*What to produce*. Word for word, quote all of the material, omitting the pictures.

*Supplied information*.
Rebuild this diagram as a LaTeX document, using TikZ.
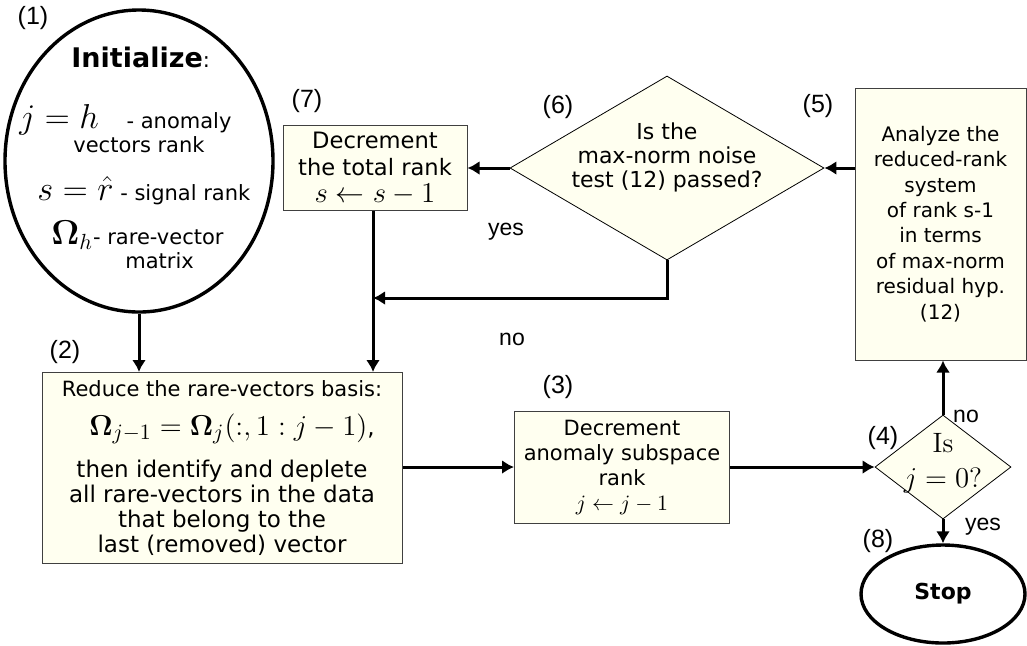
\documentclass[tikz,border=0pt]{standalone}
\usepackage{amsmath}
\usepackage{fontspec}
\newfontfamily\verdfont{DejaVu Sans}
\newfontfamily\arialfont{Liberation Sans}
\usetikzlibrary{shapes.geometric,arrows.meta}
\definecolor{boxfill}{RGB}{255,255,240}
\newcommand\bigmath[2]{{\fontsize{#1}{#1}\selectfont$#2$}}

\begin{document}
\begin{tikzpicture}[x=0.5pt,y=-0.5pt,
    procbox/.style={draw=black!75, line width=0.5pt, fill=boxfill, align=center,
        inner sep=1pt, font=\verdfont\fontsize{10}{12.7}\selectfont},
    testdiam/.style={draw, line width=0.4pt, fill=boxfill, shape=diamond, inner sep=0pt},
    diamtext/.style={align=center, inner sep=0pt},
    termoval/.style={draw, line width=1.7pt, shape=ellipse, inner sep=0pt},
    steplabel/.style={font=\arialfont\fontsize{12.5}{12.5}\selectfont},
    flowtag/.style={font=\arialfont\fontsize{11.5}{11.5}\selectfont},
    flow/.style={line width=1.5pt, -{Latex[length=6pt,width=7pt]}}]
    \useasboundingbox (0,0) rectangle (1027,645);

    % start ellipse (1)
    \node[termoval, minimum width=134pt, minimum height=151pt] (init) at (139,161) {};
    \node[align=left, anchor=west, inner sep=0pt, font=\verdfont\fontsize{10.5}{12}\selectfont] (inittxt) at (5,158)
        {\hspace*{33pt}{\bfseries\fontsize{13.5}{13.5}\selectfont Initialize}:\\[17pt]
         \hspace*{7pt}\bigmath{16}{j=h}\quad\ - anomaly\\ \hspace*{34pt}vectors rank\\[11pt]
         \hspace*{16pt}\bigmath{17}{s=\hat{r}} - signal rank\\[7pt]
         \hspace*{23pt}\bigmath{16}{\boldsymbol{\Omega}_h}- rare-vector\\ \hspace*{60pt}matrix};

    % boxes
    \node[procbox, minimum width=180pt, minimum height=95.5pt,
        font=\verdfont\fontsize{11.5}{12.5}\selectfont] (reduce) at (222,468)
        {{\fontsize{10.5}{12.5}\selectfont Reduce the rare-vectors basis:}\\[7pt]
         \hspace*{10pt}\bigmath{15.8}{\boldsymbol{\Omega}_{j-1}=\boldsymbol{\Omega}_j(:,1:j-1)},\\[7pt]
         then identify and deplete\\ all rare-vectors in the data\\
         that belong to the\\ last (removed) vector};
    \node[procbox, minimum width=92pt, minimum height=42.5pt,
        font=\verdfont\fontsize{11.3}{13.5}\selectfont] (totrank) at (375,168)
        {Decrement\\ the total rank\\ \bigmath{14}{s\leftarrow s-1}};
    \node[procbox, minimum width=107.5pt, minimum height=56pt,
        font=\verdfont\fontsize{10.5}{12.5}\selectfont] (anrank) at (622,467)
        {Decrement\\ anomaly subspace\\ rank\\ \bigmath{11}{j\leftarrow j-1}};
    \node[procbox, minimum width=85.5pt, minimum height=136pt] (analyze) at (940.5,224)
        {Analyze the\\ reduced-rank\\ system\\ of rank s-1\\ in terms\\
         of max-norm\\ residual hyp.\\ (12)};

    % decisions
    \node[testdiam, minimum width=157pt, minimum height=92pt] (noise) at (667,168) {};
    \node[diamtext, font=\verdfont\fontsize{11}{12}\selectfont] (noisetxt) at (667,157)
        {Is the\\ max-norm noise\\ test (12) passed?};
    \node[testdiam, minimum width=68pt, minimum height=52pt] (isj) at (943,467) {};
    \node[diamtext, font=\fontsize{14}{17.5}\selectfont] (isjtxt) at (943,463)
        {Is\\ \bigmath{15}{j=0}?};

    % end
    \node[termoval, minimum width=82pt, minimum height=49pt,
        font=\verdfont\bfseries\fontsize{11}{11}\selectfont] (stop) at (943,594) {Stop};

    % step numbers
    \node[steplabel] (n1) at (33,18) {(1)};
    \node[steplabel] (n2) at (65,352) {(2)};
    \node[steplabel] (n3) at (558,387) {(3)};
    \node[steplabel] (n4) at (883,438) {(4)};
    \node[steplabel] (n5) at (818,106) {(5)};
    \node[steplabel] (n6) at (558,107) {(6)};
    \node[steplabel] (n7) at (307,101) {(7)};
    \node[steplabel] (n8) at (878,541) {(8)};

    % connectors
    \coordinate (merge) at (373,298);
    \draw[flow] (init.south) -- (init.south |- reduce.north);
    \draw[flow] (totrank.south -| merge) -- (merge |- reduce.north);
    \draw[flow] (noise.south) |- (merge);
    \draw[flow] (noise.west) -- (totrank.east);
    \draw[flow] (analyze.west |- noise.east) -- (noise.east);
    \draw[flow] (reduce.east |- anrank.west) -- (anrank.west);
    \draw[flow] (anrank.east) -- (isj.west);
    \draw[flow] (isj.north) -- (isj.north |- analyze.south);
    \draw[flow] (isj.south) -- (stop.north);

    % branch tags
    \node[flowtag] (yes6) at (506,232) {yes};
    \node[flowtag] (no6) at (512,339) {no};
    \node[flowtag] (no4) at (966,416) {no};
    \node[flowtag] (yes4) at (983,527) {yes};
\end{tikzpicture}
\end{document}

*Answer*.
Rebuild this diagram as a LaTeX document, using TikZ.
\documentclass[tikz,border=0pt]{standalone}
\usepackage{amsmath}
\usepackage{fontspec}
\newfontfamily\verdfont{DejaVu Sans}
\newfontfamily\arialfont{Liberation Sans}
\usetikzlibrary{shapes.geometric,arrows.meta}
\definecolor{boxfill}{RGB}{255,255,240}
\newcommand\bigmath[2]{{\fontsize{#1}{#1}\selectfont$#2$}}

\begin{document}
\begin{tikzpicture}[x=0.5pt,y=-0.5pt,
    procbox/.style={draw=black!75, line width=0.5pt, fill=boxfill, align=center,
        inner sep=1pt, font=\verdfont\fontsize{10}{12.7}\selectfont},
    testdiam/.style={draw, line width=0.4pt, fill=boxfill, shape=diamond, inner sep=0pt},
    diamtext/.style={align=center, inner sep=0pt},
    termoval/.style={draw, line width=1.7pt, shape=ellipse, inner sep=0pt},
    steplabel/.style={font=\arialfont\fontsize{12.5}{12.5}\selectfont},
    flowtag/.style={font=\arialfont\fontsize{11.5}{11.5}\selectfont},
    flow/.style={line width=1.5pt, -{Latex[length=6pt,width=7pt]}}]
    \useasboundingbox (0,0) rectangle (1027,645);

    % start ellipse (1)
    \node[termoval, minimum width=134pt, minimum height=151pt] (init) at (139,161) {};
    \node[align=left, anchor=west, inner sep=0pt, font=\verdfont\fontsize{10.5}{12}\selectfont] (inittxt) at (5,158)
        {\hspace*{33pt}{\bfseries\fontsize{13.5}{13.5}\selectfont Initialize}:\\[17pt]
         \hspace*{7pt}\bigmath{16}{j=h}\quad\ - anomaly\\ \hspace*{34pt}vectors rank\\[11pt]
         \hspace*{16pt}\bigmath{17}{s=\hat{r}} - signal rank\\[7pt]
         \hspace*{23pt}\bigmath{16}{\boldsymbol{\Omega}_h}- rare-vector\\ \hspace*{60pt}matrix};

    % boxes
    \node[procbox, minimum width=180pt, minimum height=95.5pt,
        font=\verdfont\fontsize{11.5}{12.5}\selectfont] (reduce) at (222,468)
        {{\fontsize{10.5}{12.5}\selectfont Reduce the rare-vectors basis:}\\[7pt]
         \hspace*{10pt}\bigmath{15.8}{\boldsymbol{\Omega}_{j-1}=\boldsymbol{\Omega}_j(:,1:j-1)},\\[7pt]
         then identify and deplete\\ all rare-vectors in the data\\
         that belong to the\\ last (removed) vector};
    \node[procbox, minimum width=92pt, minimum height=42.5pt,
        font=\verdfont\fontsize{11.3}{13.5}\selectfont] (totrank) at (375,168)
        {Decrement\\ the total rank\\ \bigmath{14}{s\leftarrow s-1}};
    \node[procbox, minimum width=107.5pt, minimum height=56pt,
        font=\verdfont\fontsize{10.5}{12.5}\selectfont] (anrank) at (622,467)
        {Decrement\\ anomaly subspace\\ rank\\ \bigmath{11}{j\leftarrow j-1}};
    \node[procbox, minimum width=85.5pt, minimum height=136pt] (analyze) at (940.5,224)
        {Analyze the\\ reduced-rank\\ system\\ of rank s-1\\ in terms\\
         of max-norm\\ residual hyp.\\ (12)};

    % decisions
    \node[testdiam, minimum width=157pt, minimum height=92pt] (noise) at (667,168) {};
    \node[diamtext, font=\verdfont\fontsize{11}{12}\selectfont] (noisetxt) at (667,157)
        {Is the\\ max-norm noise\\ test (12) passed?};
    \node[testdiam, minimum width=68pt, minimum height=52pt] (isj) at (943,467) {};
    \node[diamtext, font=\fontsize{14}{17.5}\selectfont] (isjtxt) at (943,463)
        {Is\\ \bigmath{15}{j=0}?};

    % end
    \node[termoval, minimum width=82pt, minimum height=49pt,
        font=\verdfont\bfseries\fontsize{11}{11}\selectfont] (stop) at (943,594) {Stop};

    % step numbers
    \node[steplabel] (n1) at (33,18) {(1)};
    \node[steplabel] (n2) at (65,352) {(2)};
    \node[steplabel] (n3) at (558,387) {(3)};
    \node[steplabel] (n4) at (883,438) {(4)};
    \node[steplabel] (n5) at (818,106) {(5)};
    \node[steplabel] (n6) at (558,107) {(6)};
    \node[steplabel] (n7) at (307,101) {(7)};
    \node[steplabel] (n8) at (878,541) {(8)};

    % connectors
    \coordinate (merge) at (373,298);
    \draw[flow] (init.south) -- (init.south |- reduce.north);
    \draw[flow] (totrank.south -| merge) -- (merge |- reduce.north);
    \draw[flow] (noise.south) |- (merge);
    \draw[flow] (noise.west) -- (totrank.east);
    \draw[flow] (analyze.west |- noise.east) -- (noise.east);
    \draw[flow] (reduce.east |- anrank.west) -- (anrank.west);
    \draw[flow] (anrank.east) -- (isj.west);
    \draw[flow] (isj.north) -- (isj.north |- analyze.south);
    \draw[flow] (isj.south) -- (stop.north);

    % branch tags
    \node[flowtag] (yes6) at (506,232) {yes};
    \node[flowtag] (no6) at (512,339) {no};
    \node[flowtag] (no4) at (966,416) {no};
    \node[flowtag] (yes4) at (983,527) {yes};
\end{tikzpicture}
\end{document}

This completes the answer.